Americans will pay attention when we're pinched where it hurts: Cheeseburgers.
Fast-food workers who stepped out of the kitchen and into the proverbial picket line this week may not win the $15 an hour salaries they've been fighting for, but this year of escalating protests has managed to launch an unprecedented and unexpected conversation about the industry.
Set against backdrops of some of the most economically depressed cities in the country, these single-day walkouts in Detroit, Flint, St. Louis, Milwaukee, Kansas City, Chicago and New York have raised the question: How effective are organized protests without organized labor behind them?

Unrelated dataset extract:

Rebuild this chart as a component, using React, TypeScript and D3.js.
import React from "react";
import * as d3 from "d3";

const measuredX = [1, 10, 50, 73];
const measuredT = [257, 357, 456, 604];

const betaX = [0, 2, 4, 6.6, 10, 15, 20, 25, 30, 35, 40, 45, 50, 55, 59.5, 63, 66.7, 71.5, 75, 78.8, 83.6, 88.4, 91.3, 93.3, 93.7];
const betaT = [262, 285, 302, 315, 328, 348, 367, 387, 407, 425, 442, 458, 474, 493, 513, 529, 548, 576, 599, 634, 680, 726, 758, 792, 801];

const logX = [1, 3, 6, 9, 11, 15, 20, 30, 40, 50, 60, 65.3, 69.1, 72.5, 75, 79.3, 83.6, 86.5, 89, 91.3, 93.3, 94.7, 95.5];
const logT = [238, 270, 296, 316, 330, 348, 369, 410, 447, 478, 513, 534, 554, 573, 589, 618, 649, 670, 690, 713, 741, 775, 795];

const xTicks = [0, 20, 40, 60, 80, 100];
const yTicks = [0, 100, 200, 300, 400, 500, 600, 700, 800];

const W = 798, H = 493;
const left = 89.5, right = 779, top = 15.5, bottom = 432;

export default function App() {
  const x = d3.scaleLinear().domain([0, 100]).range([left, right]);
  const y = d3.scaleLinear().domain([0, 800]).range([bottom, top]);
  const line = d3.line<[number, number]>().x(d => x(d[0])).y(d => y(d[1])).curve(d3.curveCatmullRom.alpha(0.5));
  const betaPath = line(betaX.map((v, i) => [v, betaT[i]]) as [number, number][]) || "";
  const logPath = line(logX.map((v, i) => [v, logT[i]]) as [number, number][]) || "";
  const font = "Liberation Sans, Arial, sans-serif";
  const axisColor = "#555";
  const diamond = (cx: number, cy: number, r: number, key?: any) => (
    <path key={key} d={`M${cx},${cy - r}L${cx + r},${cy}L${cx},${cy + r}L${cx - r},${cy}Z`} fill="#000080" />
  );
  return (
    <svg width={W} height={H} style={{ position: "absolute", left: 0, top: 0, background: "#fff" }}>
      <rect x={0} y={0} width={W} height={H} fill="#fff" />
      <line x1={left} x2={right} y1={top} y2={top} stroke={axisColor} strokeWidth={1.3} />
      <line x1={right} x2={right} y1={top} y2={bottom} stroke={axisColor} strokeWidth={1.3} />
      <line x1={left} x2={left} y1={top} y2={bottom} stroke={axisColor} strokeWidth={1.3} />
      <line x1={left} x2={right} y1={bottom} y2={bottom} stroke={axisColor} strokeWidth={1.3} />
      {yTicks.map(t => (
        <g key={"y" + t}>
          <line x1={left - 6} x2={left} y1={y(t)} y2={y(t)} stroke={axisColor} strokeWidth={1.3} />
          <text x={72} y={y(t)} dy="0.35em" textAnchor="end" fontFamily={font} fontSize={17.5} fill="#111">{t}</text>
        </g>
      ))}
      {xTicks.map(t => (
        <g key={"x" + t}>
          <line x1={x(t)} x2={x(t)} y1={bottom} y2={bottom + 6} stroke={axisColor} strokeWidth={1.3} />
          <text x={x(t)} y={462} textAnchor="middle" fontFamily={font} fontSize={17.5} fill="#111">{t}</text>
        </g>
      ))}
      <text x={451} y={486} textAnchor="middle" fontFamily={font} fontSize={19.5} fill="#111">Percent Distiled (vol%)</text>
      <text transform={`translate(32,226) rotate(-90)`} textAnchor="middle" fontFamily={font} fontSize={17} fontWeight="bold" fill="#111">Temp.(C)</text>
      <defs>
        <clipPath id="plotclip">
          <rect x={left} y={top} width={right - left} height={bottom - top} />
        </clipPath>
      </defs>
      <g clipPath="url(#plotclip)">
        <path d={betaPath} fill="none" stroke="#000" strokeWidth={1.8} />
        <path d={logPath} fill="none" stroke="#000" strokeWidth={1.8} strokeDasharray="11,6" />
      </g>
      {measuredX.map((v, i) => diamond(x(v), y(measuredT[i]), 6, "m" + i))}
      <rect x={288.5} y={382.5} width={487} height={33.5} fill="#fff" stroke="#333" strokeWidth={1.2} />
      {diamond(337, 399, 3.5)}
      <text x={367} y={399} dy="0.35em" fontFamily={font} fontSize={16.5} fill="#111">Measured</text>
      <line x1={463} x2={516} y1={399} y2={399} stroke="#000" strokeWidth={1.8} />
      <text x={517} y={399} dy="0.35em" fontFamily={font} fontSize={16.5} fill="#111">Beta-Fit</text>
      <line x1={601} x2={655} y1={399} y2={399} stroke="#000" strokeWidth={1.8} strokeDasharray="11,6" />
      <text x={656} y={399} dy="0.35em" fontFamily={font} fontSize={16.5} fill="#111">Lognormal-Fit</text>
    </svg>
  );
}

As a New York Times article this morning points out, none of America's more than 200,000-plus fast-food restaurants are unionized. Though they have support from the broader Service Employees International Union (which has invested millions of dollars into the campaign) these protests carry more of an Occupy Wall Street flavor than your typical labor battle.
Time magazine explains:
For decades, fast food employees have essentially been unorganizable in any traditional sense, thanks in part to two factors: extremely high turnover and the industry’s ownership structure.

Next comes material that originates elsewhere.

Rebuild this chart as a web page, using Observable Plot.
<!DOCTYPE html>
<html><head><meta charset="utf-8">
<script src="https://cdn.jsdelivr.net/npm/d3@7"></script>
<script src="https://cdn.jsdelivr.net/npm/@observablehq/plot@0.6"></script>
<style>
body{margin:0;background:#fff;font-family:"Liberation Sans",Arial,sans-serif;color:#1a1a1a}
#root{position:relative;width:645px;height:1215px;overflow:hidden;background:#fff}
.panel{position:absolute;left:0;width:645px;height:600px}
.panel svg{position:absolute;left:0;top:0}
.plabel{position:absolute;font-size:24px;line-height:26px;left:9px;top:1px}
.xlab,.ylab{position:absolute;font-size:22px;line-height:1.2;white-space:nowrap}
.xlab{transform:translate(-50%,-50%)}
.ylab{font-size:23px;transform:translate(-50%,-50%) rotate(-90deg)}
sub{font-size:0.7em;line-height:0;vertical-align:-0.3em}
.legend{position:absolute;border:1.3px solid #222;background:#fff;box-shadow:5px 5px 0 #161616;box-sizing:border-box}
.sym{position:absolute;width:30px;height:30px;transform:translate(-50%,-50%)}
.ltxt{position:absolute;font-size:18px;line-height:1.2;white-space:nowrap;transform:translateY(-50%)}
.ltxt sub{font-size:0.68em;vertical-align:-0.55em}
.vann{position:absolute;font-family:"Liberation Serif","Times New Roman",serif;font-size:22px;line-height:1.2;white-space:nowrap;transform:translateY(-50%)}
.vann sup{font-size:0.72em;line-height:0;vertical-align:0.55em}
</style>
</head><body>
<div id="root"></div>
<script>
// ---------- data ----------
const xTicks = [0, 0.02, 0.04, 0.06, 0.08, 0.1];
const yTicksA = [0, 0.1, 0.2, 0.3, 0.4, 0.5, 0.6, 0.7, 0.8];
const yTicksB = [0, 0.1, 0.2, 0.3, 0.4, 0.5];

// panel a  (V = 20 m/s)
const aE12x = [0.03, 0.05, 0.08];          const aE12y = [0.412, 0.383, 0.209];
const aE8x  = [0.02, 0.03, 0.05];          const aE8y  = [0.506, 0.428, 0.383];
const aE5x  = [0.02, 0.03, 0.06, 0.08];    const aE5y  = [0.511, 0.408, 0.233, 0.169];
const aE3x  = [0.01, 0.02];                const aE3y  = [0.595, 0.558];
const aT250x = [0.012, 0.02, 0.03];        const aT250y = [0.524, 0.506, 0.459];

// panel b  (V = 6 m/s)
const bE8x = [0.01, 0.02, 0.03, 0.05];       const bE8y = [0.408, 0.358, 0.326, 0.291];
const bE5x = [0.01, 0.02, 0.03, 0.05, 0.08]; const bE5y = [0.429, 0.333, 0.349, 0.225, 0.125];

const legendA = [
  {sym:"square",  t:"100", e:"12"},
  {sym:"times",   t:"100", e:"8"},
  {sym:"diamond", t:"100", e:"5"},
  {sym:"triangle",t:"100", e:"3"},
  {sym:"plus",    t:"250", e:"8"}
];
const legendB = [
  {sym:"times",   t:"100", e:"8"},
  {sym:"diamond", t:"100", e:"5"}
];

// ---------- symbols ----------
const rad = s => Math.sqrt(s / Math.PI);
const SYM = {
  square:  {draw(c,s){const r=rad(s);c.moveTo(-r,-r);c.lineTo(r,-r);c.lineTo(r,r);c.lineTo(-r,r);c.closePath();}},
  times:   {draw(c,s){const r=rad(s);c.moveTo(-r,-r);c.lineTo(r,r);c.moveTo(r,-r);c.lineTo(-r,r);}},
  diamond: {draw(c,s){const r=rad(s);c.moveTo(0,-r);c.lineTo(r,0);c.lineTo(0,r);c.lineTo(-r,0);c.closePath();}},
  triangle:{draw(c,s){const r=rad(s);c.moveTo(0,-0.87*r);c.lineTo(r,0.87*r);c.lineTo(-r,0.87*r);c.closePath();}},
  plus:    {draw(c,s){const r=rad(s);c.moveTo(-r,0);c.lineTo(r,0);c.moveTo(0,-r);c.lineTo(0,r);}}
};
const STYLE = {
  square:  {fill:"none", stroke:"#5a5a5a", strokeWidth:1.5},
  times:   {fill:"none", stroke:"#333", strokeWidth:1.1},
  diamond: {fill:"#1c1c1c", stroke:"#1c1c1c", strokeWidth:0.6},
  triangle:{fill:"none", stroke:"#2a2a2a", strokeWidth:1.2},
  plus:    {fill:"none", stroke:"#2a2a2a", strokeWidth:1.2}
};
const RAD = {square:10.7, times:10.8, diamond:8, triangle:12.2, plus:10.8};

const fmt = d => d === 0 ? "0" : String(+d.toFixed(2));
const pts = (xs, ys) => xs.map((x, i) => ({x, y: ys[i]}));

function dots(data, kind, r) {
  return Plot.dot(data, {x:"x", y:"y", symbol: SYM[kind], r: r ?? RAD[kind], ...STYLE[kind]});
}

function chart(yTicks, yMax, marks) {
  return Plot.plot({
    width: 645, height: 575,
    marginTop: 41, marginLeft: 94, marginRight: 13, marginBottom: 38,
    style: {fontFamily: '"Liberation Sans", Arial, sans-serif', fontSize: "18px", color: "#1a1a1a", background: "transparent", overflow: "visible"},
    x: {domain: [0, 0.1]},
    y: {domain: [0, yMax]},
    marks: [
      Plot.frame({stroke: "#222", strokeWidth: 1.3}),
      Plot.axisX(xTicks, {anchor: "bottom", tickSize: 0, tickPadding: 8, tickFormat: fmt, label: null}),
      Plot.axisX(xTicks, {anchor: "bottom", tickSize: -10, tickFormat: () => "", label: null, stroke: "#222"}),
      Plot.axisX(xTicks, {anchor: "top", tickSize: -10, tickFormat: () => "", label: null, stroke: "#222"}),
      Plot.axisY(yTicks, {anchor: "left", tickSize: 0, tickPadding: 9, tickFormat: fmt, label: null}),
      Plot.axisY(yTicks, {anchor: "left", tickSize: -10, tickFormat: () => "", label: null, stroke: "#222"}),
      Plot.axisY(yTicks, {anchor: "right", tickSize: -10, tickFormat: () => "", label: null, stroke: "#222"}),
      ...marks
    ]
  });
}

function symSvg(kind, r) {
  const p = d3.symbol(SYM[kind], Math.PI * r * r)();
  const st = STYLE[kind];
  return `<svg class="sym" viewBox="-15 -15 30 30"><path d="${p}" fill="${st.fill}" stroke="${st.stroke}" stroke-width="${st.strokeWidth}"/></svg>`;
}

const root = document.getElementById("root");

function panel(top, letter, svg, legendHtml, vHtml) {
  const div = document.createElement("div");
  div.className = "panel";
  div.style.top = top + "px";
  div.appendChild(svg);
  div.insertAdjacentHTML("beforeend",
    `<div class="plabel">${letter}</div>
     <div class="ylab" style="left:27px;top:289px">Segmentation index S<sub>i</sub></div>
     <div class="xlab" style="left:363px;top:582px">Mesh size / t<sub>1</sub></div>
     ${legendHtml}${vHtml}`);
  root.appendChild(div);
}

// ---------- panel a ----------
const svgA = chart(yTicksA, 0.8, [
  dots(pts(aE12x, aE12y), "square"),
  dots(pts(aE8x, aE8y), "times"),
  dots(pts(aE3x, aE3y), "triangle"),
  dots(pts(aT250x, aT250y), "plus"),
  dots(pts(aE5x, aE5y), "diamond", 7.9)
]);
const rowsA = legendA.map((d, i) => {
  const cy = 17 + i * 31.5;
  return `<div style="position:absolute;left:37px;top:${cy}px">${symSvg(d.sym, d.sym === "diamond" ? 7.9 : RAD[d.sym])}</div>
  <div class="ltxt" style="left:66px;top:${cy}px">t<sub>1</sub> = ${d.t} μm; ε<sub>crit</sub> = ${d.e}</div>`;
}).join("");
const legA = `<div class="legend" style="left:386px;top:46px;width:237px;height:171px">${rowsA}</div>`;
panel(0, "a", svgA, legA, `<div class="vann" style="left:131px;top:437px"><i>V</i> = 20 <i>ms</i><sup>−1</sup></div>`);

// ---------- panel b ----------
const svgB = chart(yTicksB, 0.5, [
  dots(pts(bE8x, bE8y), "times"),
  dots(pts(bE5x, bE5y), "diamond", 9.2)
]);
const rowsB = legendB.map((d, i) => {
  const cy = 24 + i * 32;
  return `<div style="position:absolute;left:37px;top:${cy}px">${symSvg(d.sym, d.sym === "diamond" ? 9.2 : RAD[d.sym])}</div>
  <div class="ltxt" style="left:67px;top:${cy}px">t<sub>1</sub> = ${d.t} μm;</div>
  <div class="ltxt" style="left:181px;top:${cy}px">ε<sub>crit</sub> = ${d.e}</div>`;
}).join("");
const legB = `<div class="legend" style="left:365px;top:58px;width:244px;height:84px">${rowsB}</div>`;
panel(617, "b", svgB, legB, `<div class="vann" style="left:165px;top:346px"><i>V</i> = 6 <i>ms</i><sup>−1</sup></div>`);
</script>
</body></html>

The National Restaurant Association estimates that “quick-service restaurants” (a.k.a. fast food) have 75% employee turnover rates, meaning that three-quarters of its workers are completely new, year in and year out. Many fast food restaurants are also owned by franchisees, which can complicate things for workers seeking employer concessions. While often responsible for determining employee wages, franchise owners are still held on a tight leash by the companies themselves in terms of what they can pay. Those factors have largely prevented even the most basic efforts to unionize within the industry, which in turn has kept wages low.
So, what's different about these strikes? They're targeting multiple franchises, in multiple cities, all at the same time. Fast-food also isn't the only industry in question, either. Workers at other types of retail chains – think Victoria's Secret, Dollar Tree, and Macy's – have also joined the call for $15/hour wages.

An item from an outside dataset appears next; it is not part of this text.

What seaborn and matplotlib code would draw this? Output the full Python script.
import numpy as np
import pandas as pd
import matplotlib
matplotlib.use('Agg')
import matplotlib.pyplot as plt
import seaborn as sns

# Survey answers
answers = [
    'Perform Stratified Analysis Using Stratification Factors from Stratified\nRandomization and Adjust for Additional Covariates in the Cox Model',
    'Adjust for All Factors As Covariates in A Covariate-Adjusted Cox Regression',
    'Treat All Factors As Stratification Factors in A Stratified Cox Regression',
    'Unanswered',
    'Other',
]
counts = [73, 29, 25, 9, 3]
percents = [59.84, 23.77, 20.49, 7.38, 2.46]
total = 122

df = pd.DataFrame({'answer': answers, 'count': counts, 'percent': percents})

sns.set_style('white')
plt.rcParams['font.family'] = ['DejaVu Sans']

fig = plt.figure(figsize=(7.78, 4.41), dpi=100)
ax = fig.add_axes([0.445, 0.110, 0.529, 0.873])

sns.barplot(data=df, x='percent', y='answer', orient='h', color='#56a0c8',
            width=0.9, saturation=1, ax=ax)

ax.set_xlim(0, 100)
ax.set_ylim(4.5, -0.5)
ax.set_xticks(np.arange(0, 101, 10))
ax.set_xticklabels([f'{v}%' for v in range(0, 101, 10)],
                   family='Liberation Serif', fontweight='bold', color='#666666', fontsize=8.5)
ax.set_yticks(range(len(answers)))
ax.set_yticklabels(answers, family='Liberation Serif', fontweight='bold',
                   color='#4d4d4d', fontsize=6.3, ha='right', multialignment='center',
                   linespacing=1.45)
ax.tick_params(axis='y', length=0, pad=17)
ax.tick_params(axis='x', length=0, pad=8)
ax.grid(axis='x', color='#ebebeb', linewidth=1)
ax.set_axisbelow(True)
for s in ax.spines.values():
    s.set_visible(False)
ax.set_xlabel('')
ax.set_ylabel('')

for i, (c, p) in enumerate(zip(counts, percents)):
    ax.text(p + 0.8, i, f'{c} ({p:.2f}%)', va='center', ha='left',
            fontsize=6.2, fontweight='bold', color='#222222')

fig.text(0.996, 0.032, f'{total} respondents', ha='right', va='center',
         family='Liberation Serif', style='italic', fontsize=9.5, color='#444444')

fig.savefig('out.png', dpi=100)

Mobilizing workers at hundreds of outlets at a time carries more of a PR punch than an actually pragmatic agenda. The strikes have been designed to elicit some basic mathematical thinking: Can a worker actually live on a minimum wage salary? Dozens of strikers interviewed by media outlets across the country say no, telling personal stories about out-of-reach college tuition and the rising costs of raising a family. These strikes could influence the national government as it debates labor laws, or, perhaps, cause enough of a disruption to force action by each individual chain.
Or, the strikes could do very little: There's the looming threat of restaurant retaliation. Labor is one of the biggest costs in the retail industry, but chains could threaten to switch to an automated ordering system, where customers would use touch-pads to order rather than speaking to humans.